Perched on the bathroom counter with my back against the mirror, legs crossed kindergarten-style; I blinked away tears as I stared at the plus sign on the pee stick. For ten minutes I sat on the cold tile, trying to figure out how I wasn’t going to ruin his life by walking out of the bathroom to announce I was pregnant. He wasn’t ready. I knew I’d have to do it on my own. He was happier than I expected.

Although I had my suspicions before we moved in together, I discovered the first signs of infidelity when I was four months pregnant. Again two weeks before my due date. I thought getting married would fix everything, but text messages at 3 am became the norm. He usually wasn’t home for me to hear his phone buzz. He spent nights getting drunk with his friends, while I watched Disney movies with my toddler. It was my fault. I forced him to grow up. I forced him into a family that he didn’t want. I could never be enough for him.

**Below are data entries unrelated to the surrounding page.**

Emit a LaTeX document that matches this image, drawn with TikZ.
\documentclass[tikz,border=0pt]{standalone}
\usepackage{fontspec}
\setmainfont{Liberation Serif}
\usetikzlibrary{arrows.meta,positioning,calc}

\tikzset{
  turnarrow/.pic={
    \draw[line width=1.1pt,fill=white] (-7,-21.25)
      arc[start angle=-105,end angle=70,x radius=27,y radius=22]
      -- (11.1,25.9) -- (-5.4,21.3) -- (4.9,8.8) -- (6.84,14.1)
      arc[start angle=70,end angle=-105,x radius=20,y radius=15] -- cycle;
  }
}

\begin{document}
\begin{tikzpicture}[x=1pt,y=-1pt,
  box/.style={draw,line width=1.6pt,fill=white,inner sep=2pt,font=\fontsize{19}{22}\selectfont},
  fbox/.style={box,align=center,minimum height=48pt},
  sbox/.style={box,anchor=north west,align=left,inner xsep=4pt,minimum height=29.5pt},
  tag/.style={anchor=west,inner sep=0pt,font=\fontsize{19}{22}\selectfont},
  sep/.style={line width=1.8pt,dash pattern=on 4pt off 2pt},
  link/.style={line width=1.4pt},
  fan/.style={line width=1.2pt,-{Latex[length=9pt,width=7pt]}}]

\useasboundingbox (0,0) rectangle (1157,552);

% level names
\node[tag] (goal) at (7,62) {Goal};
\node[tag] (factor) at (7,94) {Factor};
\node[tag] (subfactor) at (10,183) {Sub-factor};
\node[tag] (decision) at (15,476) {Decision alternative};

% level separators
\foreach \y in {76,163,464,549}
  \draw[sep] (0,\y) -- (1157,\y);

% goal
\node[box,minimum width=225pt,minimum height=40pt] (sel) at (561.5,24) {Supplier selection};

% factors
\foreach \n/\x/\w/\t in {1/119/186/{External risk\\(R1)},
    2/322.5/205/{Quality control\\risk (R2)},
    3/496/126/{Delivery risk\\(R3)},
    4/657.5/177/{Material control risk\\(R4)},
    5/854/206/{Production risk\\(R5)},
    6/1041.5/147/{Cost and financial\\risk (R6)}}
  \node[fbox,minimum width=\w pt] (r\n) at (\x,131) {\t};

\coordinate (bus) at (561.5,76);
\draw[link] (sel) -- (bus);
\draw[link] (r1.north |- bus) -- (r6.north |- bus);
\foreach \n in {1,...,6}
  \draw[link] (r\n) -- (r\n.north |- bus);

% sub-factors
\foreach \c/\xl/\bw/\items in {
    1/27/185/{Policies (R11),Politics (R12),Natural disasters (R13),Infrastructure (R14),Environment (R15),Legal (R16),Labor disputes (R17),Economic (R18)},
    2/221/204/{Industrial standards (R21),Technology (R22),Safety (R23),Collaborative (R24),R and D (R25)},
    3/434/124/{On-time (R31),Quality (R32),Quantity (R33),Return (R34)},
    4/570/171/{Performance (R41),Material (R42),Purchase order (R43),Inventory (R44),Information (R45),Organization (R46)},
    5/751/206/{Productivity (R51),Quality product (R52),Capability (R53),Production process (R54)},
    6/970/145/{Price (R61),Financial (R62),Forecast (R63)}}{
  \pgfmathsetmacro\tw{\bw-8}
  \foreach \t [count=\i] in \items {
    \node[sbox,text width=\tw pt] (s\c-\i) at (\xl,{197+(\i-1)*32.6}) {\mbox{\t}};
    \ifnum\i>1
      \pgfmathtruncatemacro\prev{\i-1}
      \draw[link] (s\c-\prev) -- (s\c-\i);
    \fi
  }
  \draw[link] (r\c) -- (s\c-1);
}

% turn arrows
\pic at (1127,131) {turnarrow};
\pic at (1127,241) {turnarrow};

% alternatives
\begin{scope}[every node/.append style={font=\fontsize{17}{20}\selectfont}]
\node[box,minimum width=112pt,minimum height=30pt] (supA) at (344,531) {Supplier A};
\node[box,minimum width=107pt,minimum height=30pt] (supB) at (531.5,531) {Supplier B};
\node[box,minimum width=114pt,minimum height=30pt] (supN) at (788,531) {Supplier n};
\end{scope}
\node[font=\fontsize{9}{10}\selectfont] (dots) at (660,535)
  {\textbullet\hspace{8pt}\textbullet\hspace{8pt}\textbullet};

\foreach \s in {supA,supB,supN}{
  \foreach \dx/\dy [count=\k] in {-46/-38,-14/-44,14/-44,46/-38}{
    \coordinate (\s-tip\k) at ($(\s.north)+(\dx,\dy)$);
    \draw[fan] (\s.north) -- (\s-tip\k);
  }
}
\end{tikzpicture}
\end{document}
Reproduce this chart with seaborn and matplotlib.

Ellie and I had nice weekends together. We had breakfast dates, birthday parties and time with grandma and grandpa. He wandered in and out of our little life. On Saturday mornings Ellie always climbed into bed with me. She’d lay her little blonde head on my pillow, close enough so I could smell her baby morning breath. She’d pet my hair and jabber at me while I stretched and yawned. One Saturday morning he was in her spot, and she asked what he was doing there.

I imagined her as a married, lonely woman, waking up alone most days, accepting that she was being cheated on but yearning for something more, and I couldn’t do it any longer. I decided I’d rather be a divorced woman with some hope for the future than one who gave up on any trace of happiness at age 26.

When those women send me their stories, I can read the sadness in their words.  Some of them have moved on with their lives and some have stayed in their relationships. It’s hard not to intrude in their lives now, to check-in on them. I hope they’re all happier than they were when they came to me for advice.